Precisamos de mais correspondentes latinos na China

Por Thiago Copetti, para Coletiva.net

Existe um problema que paira sobre a segunda maior economia do mundo, e não é uma questão econômica. Claro que a guerra comercial, iniciada pelos Estados Unidos, é um problema, mas esta é uma questão tangível. O que paira sobre a China como uma névoa intangível é a sua comunicação com o mundo.

A comunicação internacional da China, que na diplomacia se classifica como "poder do discurso, uma ferramenta do softpower", é tema tanto de debates acadêmicos quanto de preocupações governamentais. E foi por isso que durante seis meses estive lá, o que já foi tema de artigo publicado em Coletiva.net (leia aqui). Neste novo artigo, abordo o tema por um outro foco e depois de ouvir também acadêmicos e jornalistas internacionais que trabalham em Pequim.

A China "reclama" que não consegue levar adiante suas notícias de forma ampla e clara. Quando bem dissemina, não é entendida. E isso tem muitas pontas envolvidas. A primeira delas, indicada por chineses e com a qual concordo, é que basicamente o que chega de notícias sobre o país no ocidente tem o viés de agências europeias e norte-americanas. Existem pouquíssimos correspondentes fixos da América Latina no país. Recordo apenas de uma representante da mexicana Telesur e de uma correspondente de Cuba. O Brasil, cujo maior parceiro comercial é a China, não conta com nenhum jornalista baseado lá. É um caso a se pensar.

Assim, sem olhares latinos e próprios, acabamos comprando a versão europeia ou norte-americana sobre a China. Pouco a pouco, cresce na mídia brasileira o saudável hábito de também buscar informações na Xinhua, agência oficial de notícias do governo chinês. Mas como é uma agência oficial, ainda que com qualidade, reproduz o discurso governamental e por isso perde pontos.

Para encerrar, cito o jornalista Michael Zárate, peruano que atua na revista China Hoy. Assim como 99% dos veículos chineses de comunicação, a China O, voltada ao público de língua espanhola, é um veículo institucional. Praticamente todos os veículos são de governos, províncias, distritos ou do partido. O que não impediu Zárate, durante o II Seminário Internacional 'China y América Latina: Diálogo entre civilizaciones', fazer sua crítica ao modelo chinês de comunicação e de sua pouca credibilidade na disseminação do discurso internacional.

Zárate ressaltou que há uma excessiva, ou quase única, presença de notícias positivas sobre a China nos quase 100% de meios de comunicação do país. "Não há problemas em difundir o que é positivo. O problema é não dar espaço para a crítica. Sem esse espaço, a mídia ocidental não usará a mídia chinesa como referência", sintetizou Zárate.

Creio que a mudança do controle do governo chinês sobre a mídia nacional está por vir, pouco a pouco, lentamente.

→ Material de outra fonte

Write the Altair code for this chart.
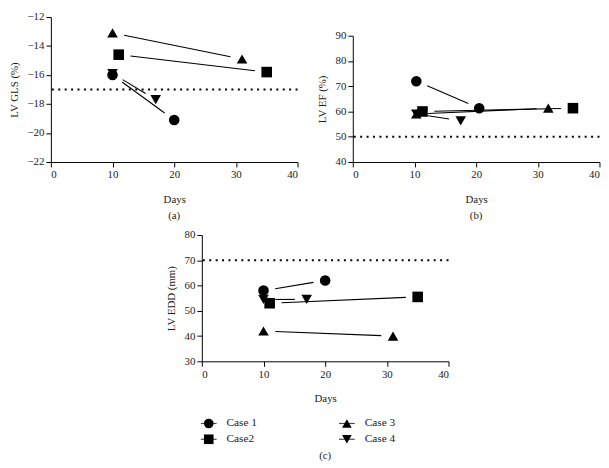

Mas creio virá. Hoje, não é permitido que um jornal publique notícias que podem desestabilizar o poder central e que uma denúncia seja publicada sem a devida resposta do governo. O problema está no que é "desestabilizar". Exigir o contraponto, não. Algo precisa mudar na comunicação da China com o mundo, começando pela China. Mas os jornais brasileiros também fariam um bom trabalho tendo, de alguma forma, um olhar próprio sobre a China, dentro da China, sem intermediários.

Thiago Copetti é jornalista e repórter do Jornal do Comércio.